# TASK DIRECTIONS:
For the copy, please give all of the data again exactly and leave the pictures out.

# RECORDED DATA:
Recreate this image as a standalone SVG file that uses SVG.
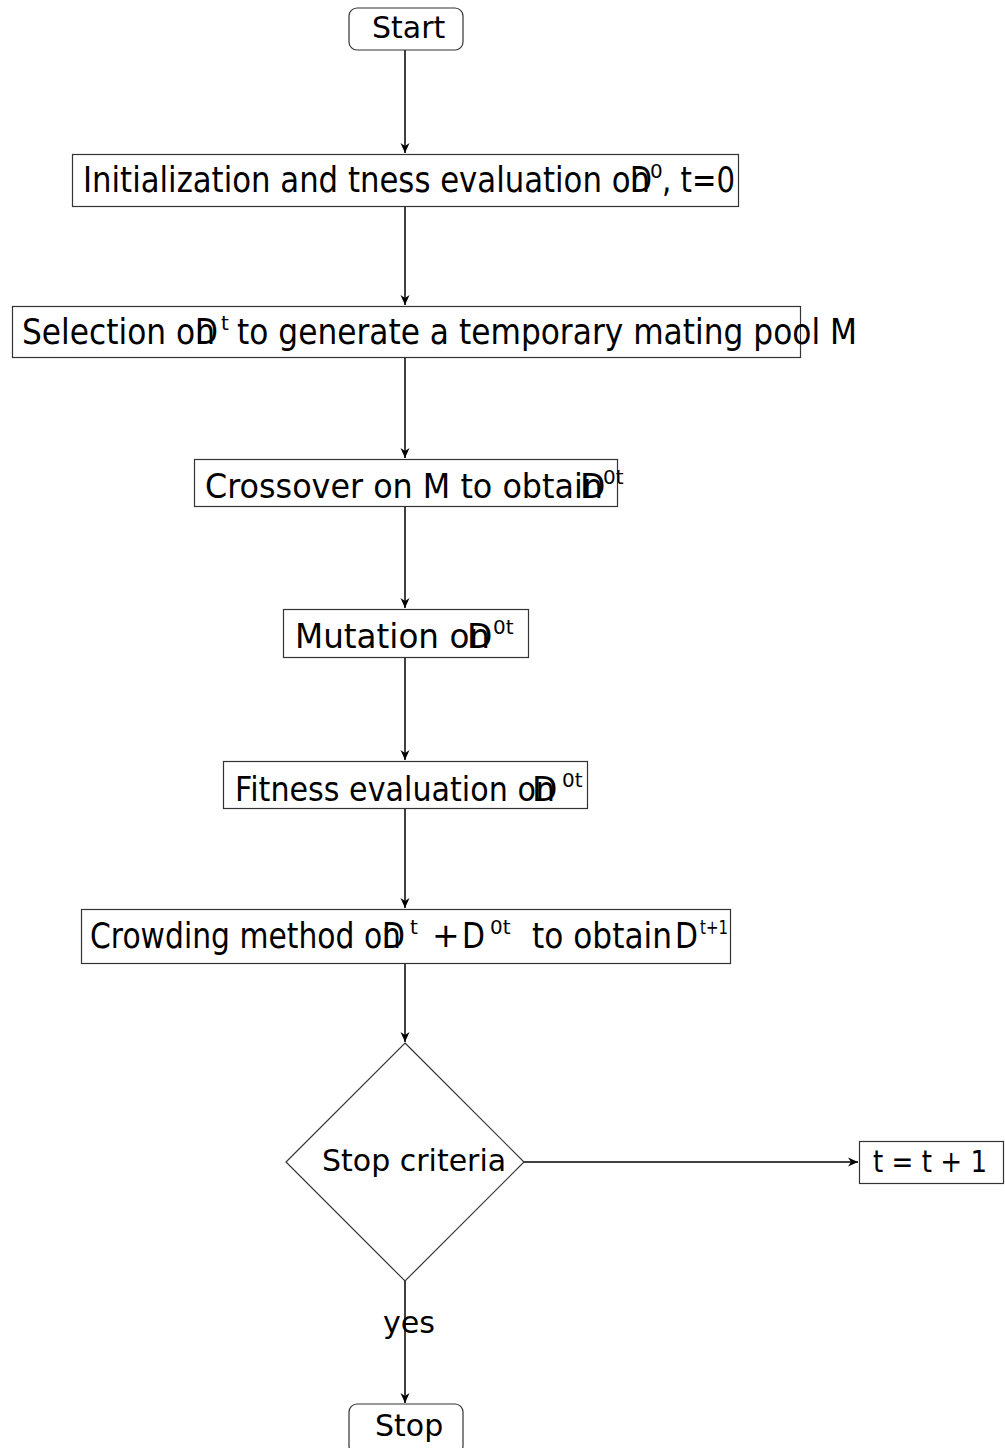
<svg xmlns="http://www.w3.org/2000/svg" width="1005" height="1448" viewBox="0 0 1005 1448">
<style>
.box{fill:#fff;stroke:#333;stroke-width:1.2}
.t{font-family:"DejaVu Sans","Verdana",sans-serif;font-size:33px;fill:#000}
.tc{font-family:"DejaVu Sans","Verdana",sans-serif;font-size:36px;fill:#000}
.sup{font-family:"DejaVu Sans","Verdana",sans-serif;font-size:20px;fill:#000}
.lbl{font-family:"DejaVu Sans","Verdana",sans-serif;font-size:30px;fill:#000}
.edge{stroke:#000;stroke-width:1.5;fill:none}
</style>
<defs>
<marker id="arr" viewBox="-11 -5 12 10" refX="0" refY="0" markerWidth="12" markerHeight="10" markerUnits="userSpaceOnUse" orient="auto">
<path d="M0,0 L-10,-4.5 L-7,0 L-10,4.5 Z" fill="#000"/>
</marker>
</defs>
<g id="connectors">
<line class="edge" x1="405" y1="50" x2="405" y2="153" marker-end="url(#arr)"/>
<line class="edge" x1="405" y1="206" x2="405" y2="305" marker-end="url(#arr)"/>
<line class="edge" x1="405" y1="357" x2="405" y2="458" marker-end="url(#arr)"/>
<line class="edge" x1="405" y1="507" x2="405" y2="608" marker-end="url(#arr)"/>
<line class="edge" x1="405" y1="658" x2="405" y2="760" marker-end="url(#arr)"/>
<line class="edge" x1="405" y1="808" x2="405" y2="908" marker-end="url(#arr)"/>
<line class="edge" x1="405" y1="963" x2="405" y2="1042" marker-end="url(#arr)"/>
<line class="edge" x1="524" y1="1162" x2="858" y2="1162" marker-end="url(#arr)"/>
<line class="edge" x1="405" y1="1281" x2="405" y2="1403" marker-end="url(#arr)"/>
<text class="lbl" x="383" y="1333" textLength="52" lengthAdjust="spacingAndGlyphs">yes</text>
</g>
<g id="start">
<rect class="box" x="349" y="8" width="114" height="42" rx="8"/>
<text class="lbl" x="372" y="38">Start</text>
</g>
<g id="init">
<rect class="box" x="72.5" y="154.5" width="666" height="52"/>
<text class="tc" x="83" y="192" textLength="567" lengthAdjust="spacingAndGlyphs">Initialization and  tness evaluation on</text>
<text class="tc" x="630" y="192" textLength="22" lengthAdjust="spacingAndGlyphs">D</text>
<text class="sup" x="650" y="178">0</text>
<text class="tc" x="662" y="192" textLength="73" lengthAdjust="spacingAndGlyphs">, t=0</text>
</g>
<g id="selection">
<rect class="box" x="12.5" y="306.5" width="788" height="51"/>
<text class="tc" x="22" y="344" textLength="193" lengthAdjust="spacingAndGlyphs">Selection on</text>
<text class="tc" x="195" y="344" textLength="23" lengthAdjust="spacingAndGlyphs">D</text>
<text class="sup" x="221" y="330">t</text>
<text class="tc" x="237" y="344" textLength="620" lengthAdjust="spacingAndGlyphs">to generate a temporary mating pool M</text>
</g>
<g id="crossover">
<rect class="box" x="194.5" y="459.5" width="423" height="47"/>
<text class="t" x="205" y="498" textLength="398" lengthAdjust="spacingAndGlyphs">Crossover on M to obtain</text>
<text class="t" x="580" y="498">D</text>
<text class="sup" x="603" y="484">0t</text>
</g>
<g id="mutation">
<rect class="box" x="283.5" y="609.5" width="245" height="48"/>
<text class="t" x="295" y="648" textLength="195" lengthAdjust="spacingAndGlyphs">Mutation on</text>
<text class="t" x="467" y="648">D</text>
<text class="sup" x="493" y="634">0t</text>
</g>
<g id="fitness">
<rect class="box" x="223.5" y="761.5" width="364" height="47"/>
<text class="t" x="235" y="801" textLength="320" lengthAdjust="spacingAndGlyphs">Fitness evaluation on</text>
<text class="t" x="532" y="801">D</text>
<text class="sup" x="562" y="787">0t</text>
</g>
<g id="crowding">
<rect class="box" x="81.5" y="909.5" width="649" height="54"/>
<text class="tc" x="90" y="948" textLength="311" lengthAdjust="spacingAndGlyphs">Crowding method on</text>
<text class="tc" x="382" y="948" textLength="23" lengthAdjust="spacingAndGlyphs">D</text>
<text class="sup" x="410" y="934">t</text>
<text class="t" x="432" y="947" font-size="26">+</text>
<text class="tc" x="462" y="948" textLength="23" lengthAdjust="spacingAndGlyphs">D</text>
<text class="sup" x="490" y="934">0t</text>
<text class="tc" x="532" y="948" textLength="140" lengthAdjust="spacingAndGlyphs">to obtain</text>
<text class="tc" x="675" y="948" textLength="23" lengthAdjust="spacingAndGlyphs">D</text>
<text class="sup" x="700" y="934" textLength="28" lengthAdjust="spacingAndGlyphs">t+1</text>
</g>
<g id="decision">
<polygon class="box" points="405,1043 524,1162 405,1281 286,1162"/>
<text class="lbl" x="322" y="1171">Stop criteria</text>
</g>
<g id="increment">
<rect class="box" x="859.5" y="1141.5" width="144" height="42"/>
<text class="lbl" x="873" y="1172" font-size="28" textLength="114" lengthAdjust="spacingAndGlyphs">t = t + 1</text>
</g>
<g id="stop">
<rect class="box" x="349" y="1404" width="114" height="50" rx="8"/>
<text class="lbl" x="375" y="1436">Stop</text>
</g>
</svg>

# RESULT OF THE EXERCISE:
Recreate this image as a standalone SVG file that uses SVG.
<svg xmlns="http://www.w3.org/2000/svg" width="1005" height="1448" viewBox="0 0 1005 1448">
<style>
.box{fill:#fff;stroke:#333;stroke-width:1.2}
.t{font-family:"DejaVu Sans","Verdana",sans-serif;font-size:33px;fill:#000}
.tc{font-family:"DejaVu Sans","Verdana",sans-serif;font-size:36px;fill:#000}
.sup{font-family:"DejaVu Sans","Verdana",sans-serif;font-size:20px;fill:#000}
.lbl{font-family:"DejaVu Sans","Verdana",sans-serif;font-size:30px;fill:#000}
.edge{stroke:#000;stroke-width:1.5;fill:none}
</style>
<defs>
<marker id="arr" viewBox="-11 -5 12 10" refX="0" refY="0" markerWidth="12" markerHeight="10" markerUnits="userSpaceOnUse" orient="auto">
<path d="M0,0 L-10,-4.5 L-7,0 L-10,4.5 Z" fill="#000"/>
</marker>
</defs>
<g id="connectors">
<line class="edge" x1="405" y1="50" x2="405" y2="153" marker-end="url(#arr)"/>
<line class="edge" x1="405" y1="206" x2="405" y2="305" marker-end="url(#arr)"/>
<line class="edge" x1="405" y1="357" x2="405" y2="458" marker-end="url(#arr)"/>
<line class="edge" x1="405" y1="507" x2="405" y2="608" marker-end="url(#arr)"/>
<line class="edge" x1="405" y1="658" x2="405" y2="760" marker-end="url(#arr)"/>
<line class="edge" x1="405" y1="808" x2="405" y2="908" marker-end="url(#arr)"/>
<line class="edge" x1="405" y1="963" x2="405" y2="1042" marker-end="url(#arr)"/>
<line class="edge" x1="524" y1="1162" x2="858" y2="1162" marker-end="url(#arr)"/>
<line class="edge" x1="405" y1="1281" x2="405" y2="1403" marker-end="url(#arr)"/>
<text class="lbl" x="383" y="1333" textLength="52" lengthAdjust="spacingAndGlyphs">yes</text>
</g>
<g id="start">
<rect class="box" x="349" y="8" width="114" height="42" rx="8"/>
<text class="lbl" x="372" y="38">Start</text>
</g>
<g id="init">
<rect class="box" x="72.5" y="154.5" width="666" height="52"/>
<text class="tc" x="83" y="192" textLength="567" lengthAdjust="spacingAndGlyphs">Initialization and  tness evaluation on</text>
<text class="tc" x="630" y="192" textLength="22" lengthAdjust="spacingAndGlyphs">D</text>
<text class="sup" x="650" y="178">0</text>
<text class="tc" x="662" y="192" textLength="73" lengthAdjust="spacingAndGlyphs">, t=0</text>
</g>
<g id="selection">
<rect class="box" x="12.5" y="306.5" width="788" height="51"/>
<text class="tc" x="22" y="344" textLength="193" lengthAdjust="spacingAndGlyphs">Selection on</text>
<text class="tc" x="195" y="344" textLength="23" lengthAdjust="spacingAndGlyphs">D</text>
<text class="sup" x="221" y="330">t</text>
<text class="tc" x="237" y="344" textLength="620" lengthAdjust="spacingAndGlyphs">to generate a temporary mating pool M</text>
</g>
<g id="crossover">
<rect class="box" x="194.5" y="459.5" width="423" height="47"/>
<text class="t" x="205" y="498" textLength="398" lengthAdjust="spacingAndGlyphs">Crossover on M to obtain</text>
<text class="t" x="580" y="498">D</text>
<text class="sup" x="603" y="484">0t</text>
</g>
<g id="mutation">
<rect class="box" x="283.5" y="609.5" width="245" height="48"/>
<text class="t" x="295" y="648" textLength="195" lengthAdjust="spacingAndGlyphs">Mutation on</text>
<text class="t" x="467" y="648">D</text>
<text class="sup" x="493" y="634">0t</text>
</g>
<g id="fitness">
<rect class="box" x="223.5" y="761.5" width="364" height="47"/>
<text class="t" x="235" y="801" textLength="320" lengthAdjust="spacingAndGlyphs">Fitness evaluation on</text>
<text class="t" x="532" y="801">D</text>
<text class="sup" x="562" y="787">0t</text>
</g>
<g id="crowding">
<rect class="box" x="81.5" y="909.5" width="649" height="54"/>
<text class="tc" x="90" y="948" textLength="311" lengthAdjust="spacingAndGlyphs">Crowding method on</text>
<text class="tc" x="382" y="948" textLength="23" lengthAdjust="spacingAndGlyphs">D</text>
<text class="sup" x="410" y="934">t</text>
<text class="t" x="432" y="947" font-size="26">+</text>
<text class="tc" x="462" y="948" textLength="23" lengthAdjust="spacingAndGlyphs">D</text>
<text class="sup" x="490" y="934">0t</text>
<text class="tc" x="532" y="948" textLength="140" lengthAdjust="spacingAndGlyphs">to obtain</text>
<text class="tc" x="675" y="948" textLength="23" lengthAdjust="spacingAndGlyphs">D</text>
<text class="sup" x="700" y="934" textLength="28" lengthAdjust="spacingAndGlyphs">t+1</text>
</g>
<g id="decision">
<polygon class="box" points="405,1043 524,1162 405,1281 286,1162"/>
<text class="lbl" x="322" y="1171">Stop criteria</text>
</g>
<g id="increment">
<rect class="box" x="859.5" y="1141.5" width="144" height="42"/>
<text class="lbl" x="873" y="1172" font-size="28" textLength="114" lengthAdjust="spacingAndGlyphs">t = t + 1</text>
</g>
<g id="stop">
<rect class="box" x="349" y="1404" width="114" height="50" rx="8"/>
<text class="lbl" x="375" y="1436">Stop</text>
</g>
</svg>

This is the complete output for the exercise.